Vertical vs Horizontal Scaling

When a system runs out of capacity there are exactly two things you can do: make the machine bigger, or use more machines. Everything else is a variation on these two moves. They are called vertical scaling (scale up) and horizontal scaling (scale out), and the choice between them shapes almost every other decision in your architecture.

Vertical: a bigger box

Vertical scaling means replacing your server with a more powerful one — more CPU cores, more RAM, faster disks, more network bandwidth. The application doesn’t change at all; it just wakes up on beefier hardware.

   before              after (scale up)
   ┌────────┐          ┌──────────────┐
   │ 4 vCPU │   ──►    │   64 vCPU    │
   │ 16 GB  │          │   512 GB     │
   └────────┘          └──────────────┘

The appeal is simplicity. There is no distributed-systems tax: no load balancer to add, no data to split, no cache coherence to reason about, no “which node has my session” problem. A single machine has one clock, one memory space, and strong consistency for free. For a database especially, staying on one box for as long as you can is often the smartest move — you avoid sharding, the hardest scaling step there is.

What does it buy us, and what does it cost? It buys simplicity and strong local consistency. It costs you in three ways:

A hard ceiling. The biggest cloud instances top out somewhere — a few hundred vCPUs and a few TB of RAM. You cannot buy a machine 1,000× bigger than that. Vertical scaling has an absolute upper bound; horizontal does not.
Non-linear price. The top-end machine costs far more than 16× a machine 1/16th its size. You pay a premium for the high end, and that premium accelerates near the ceiling.
A single point of failure (SPOF). One box means one thing to lose. When it reboots, fails, or needs patching, everything is down. No amount of vertical scaling gives you redundancy.

Horizontal: more boxes

Horizontal scaling means adding more machines and spreading the load across them, usually behind a load balancer. Each machine can be modest; capacity comes from their number.

                  ┌─ web #1 ─┐
   clients ─► LB ─┼─ web #2 ─┤ ─► shared data tier
                  └─ web #3 ─┘   (add #4, #5, … as needed)

The appeal is near-unlimited capacity and redundancy. Need more throughput? Add nodes. Lost a node? The others absorb the traffic and the user barely notices. This is how every internet-scale system is built — you cannot run Google on one very large computer.

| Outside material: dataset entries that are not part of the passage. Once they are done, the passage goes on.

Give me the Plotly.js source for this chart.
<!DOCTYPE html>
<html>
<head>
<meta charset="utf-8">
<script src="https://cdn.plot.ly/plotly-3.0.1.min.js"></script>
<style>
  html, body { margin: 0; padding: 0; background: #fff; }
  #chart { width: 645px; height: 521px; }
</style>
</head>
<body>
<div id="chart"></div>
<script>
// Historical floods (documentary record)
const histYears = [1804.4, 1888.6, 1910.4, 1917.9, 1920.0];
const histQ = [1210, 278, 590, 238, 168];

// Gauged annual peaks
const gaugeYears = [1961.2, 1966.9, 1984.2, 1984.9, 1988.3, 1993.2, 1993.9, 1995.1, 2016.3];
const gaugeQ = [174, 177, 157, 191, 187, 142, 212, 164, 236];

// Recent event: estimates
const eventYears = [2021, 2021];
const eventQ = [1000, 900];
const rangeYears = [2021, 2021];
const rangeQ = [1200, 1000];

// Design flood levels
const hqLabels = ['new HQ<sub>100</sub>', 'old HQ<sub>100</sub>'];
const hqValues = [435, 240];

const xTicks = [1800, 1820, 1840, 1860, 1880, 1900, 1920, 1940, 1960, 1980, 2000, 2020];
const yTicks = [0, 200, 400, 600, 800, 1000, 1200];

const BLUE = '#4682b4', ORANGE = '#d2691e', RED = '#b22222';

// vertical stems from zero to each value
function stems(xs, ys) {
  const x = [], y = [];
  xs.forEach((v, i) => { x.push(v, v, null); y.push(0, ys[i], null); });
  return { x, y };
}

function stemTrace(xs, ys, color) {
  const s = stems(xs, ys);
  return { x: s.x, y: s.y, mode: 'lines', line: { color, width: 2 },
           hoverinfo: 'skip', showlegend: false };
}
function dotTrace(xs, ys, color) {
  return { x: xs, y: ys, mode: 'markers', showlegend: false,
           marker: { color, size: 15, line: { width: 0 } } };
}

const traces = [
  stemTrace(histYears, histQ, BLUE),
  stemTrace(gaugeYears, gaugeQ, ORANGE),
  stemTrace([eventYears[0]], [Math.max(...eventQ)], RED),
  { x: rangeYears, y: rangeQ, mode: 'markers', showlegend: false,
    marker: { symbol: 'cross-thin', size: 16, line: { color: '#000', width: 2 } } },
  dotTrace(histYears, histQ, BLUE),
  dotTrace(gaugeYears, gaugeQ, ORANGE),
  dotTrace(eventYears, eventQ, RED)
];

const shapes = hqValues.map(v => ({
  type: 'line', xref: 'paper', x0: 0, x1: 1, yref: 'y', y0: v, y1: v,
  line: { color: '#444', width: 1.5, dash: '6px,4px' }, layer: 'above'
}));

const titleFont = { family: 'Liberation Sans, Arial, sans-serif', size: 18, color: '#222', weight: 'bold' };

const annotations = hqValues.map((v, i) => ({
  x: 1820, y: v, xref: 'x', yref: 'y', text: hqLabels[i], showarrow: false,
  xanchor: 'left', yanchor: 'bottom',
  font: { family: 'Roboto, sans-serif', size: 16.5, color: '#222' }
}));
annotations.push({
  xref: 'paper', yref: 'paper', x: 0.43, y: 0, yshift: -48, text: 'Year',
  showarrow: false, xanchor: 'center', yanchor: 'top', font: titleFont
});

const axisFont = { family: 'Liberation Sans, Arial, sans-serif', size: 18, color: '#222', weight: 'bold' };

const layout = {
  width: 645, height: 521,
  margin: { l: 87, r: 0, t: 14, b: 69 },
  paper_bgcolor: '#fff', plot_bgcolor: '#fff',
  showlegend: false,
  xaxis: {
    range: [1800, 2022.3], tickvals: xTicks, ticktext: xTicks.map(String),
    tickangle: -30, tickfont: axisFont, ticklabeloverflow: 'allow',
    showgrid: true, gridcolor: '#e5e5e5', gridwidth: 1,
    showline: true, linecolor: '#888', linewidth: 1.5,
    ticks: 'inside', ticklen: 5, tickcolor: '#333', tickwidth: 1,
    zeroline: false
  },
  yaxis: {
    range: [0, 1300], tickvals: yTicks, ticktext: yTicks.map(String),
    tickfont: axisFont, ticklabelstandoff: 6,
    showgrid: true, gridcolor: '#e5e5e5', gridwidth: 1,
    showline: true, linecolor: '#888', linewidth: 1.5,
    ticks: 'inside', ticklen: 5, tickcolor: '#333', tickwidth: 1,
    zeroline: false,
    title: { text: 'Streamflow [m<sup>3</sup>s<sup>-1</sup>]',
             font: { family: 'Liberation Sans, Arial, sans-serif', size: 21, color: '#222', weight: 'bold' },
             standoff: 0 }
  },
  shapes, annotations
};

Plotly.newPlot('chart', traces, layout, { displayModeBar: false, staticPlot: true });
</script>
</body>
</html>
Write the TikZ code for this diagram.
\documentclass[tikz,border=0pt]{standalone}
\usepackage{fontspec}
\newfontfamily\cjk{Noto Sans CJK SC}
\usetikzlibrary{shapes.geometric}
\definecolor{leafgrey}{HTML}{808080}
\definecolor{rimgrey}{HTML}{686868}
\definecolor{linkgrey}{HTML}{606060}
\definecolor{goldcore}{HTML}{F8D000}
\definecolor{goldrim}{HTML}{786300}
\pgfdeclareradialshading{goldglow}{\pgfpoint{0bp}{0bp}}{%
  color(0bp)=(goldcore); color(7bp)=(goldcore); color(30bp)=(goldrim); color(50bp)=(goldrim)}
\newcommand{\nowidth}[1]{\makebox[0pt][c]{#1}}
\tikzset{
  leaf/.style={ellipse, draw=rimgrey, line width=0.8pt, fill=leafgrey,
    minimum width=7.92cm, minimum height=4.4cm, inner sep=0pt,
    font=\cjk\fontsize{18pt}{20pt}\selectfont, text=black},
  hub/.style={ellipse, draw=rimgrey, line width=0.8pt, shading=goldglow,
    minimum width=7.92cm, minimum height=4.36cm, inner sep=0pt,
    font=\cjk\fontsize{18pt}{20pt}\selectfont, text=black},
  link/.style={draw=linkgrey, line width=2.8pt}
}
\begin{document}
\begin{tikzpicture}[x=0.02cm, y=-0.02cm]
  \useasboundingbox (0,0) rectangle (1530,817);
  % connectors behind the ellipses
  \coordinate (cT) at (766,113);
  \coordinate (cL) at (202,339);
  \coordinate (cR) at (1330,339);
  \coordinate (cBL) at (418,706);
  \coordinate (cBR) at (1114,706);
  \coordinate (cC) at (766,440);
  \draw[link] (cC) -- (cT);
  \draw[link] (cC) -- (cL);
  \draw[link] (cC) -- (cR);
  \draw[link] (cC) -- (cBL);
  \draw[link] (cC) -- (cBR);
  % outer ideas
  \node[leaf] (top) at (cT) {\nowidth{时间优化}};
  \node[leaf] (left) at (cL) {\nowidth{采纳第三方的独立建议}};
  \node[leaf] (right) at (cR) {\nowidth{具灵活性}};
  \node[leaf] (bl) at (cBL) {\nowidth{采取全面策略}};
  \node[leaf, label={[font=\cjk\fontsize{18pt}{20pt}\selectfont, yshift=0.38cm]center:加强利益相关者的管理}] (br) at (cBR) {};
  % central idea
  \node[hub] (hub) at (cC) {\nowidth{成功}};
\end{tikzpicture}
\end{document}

What does it buy us, and what does it cost? It buys effectively unbounded headroom, linear-ish cost (commodity boxes are cheap), and fault tolerance as a side effect. It costs you complexity — the entire distributed-systems rabbit hole:

You need a load balancer and a way to spread requests.
Your app must be stateless (or your session state must live elsewhere) so any node can serve any request — see Statelessness & Sessions.
Data that lives on multiple nodes raises replication and consistency questions (see Replication and CAP).
Debugging spans many machines; a request may touch a dozen of them.

Stateless tiers vs the data tier

The two directions don’t apply equally to every layer. Stateless application servers are the easy place to scale horizontally — they hold no durable data, so adding a tenth one is trivial. The database is the hard place, because data has identity: you can’t just clone a writer and hope. That asymmetry is why the common pattern is horizontal at the web tier, vertical-first at the data tier, deferring the painful database split as long as possible (see Database Scaling Patterns).

   web/app tier   →  scale OUT freely (stateless, cheap, redundant)
   database tier  →  scale UP first, then OUT reluctantly (stateful, hard)

A quick comparison

Dimension	Vertical (up)	Horizontal (out)
Capacity ceiling	Hard, absolute	Effectively unlimited
Complexity	Low	High (distributed systems)
Cost curve	Super-linear near top	Roughly linear (commodity)
Redundancy	None — SPOF	Built in
Consistency	Strong, local, free	Must be engineered
Typical use	Databases, early stage	Web tiers, internet scale

So which do you pick?

Start vertical. It is simpler, and simplicity is a real asset you should spend deliberately. Move horizontal when one of three things is true: you have hit the largest practical machine; you need availability that a single box cannot provide; or the cost of the next-bigger box exceeds the cost of the complexity to scale out. In practice mature systems are both — a horizontally scaled fleet of individually well-sized (vertically scaled) machines.

Check your understanding

Name the two costs of vertical scaling beyond the price of the hardware itself.
Why does horizontal scaling give you fault tolerance “for free,” while vertical scaling never can?
What property must application servers have before you can scale them horizontally, and why?
Why is the common advice “scale up first, then scale out” rather than the reverse?
Why is the database tier usually scaled vertically for longer than the web tier?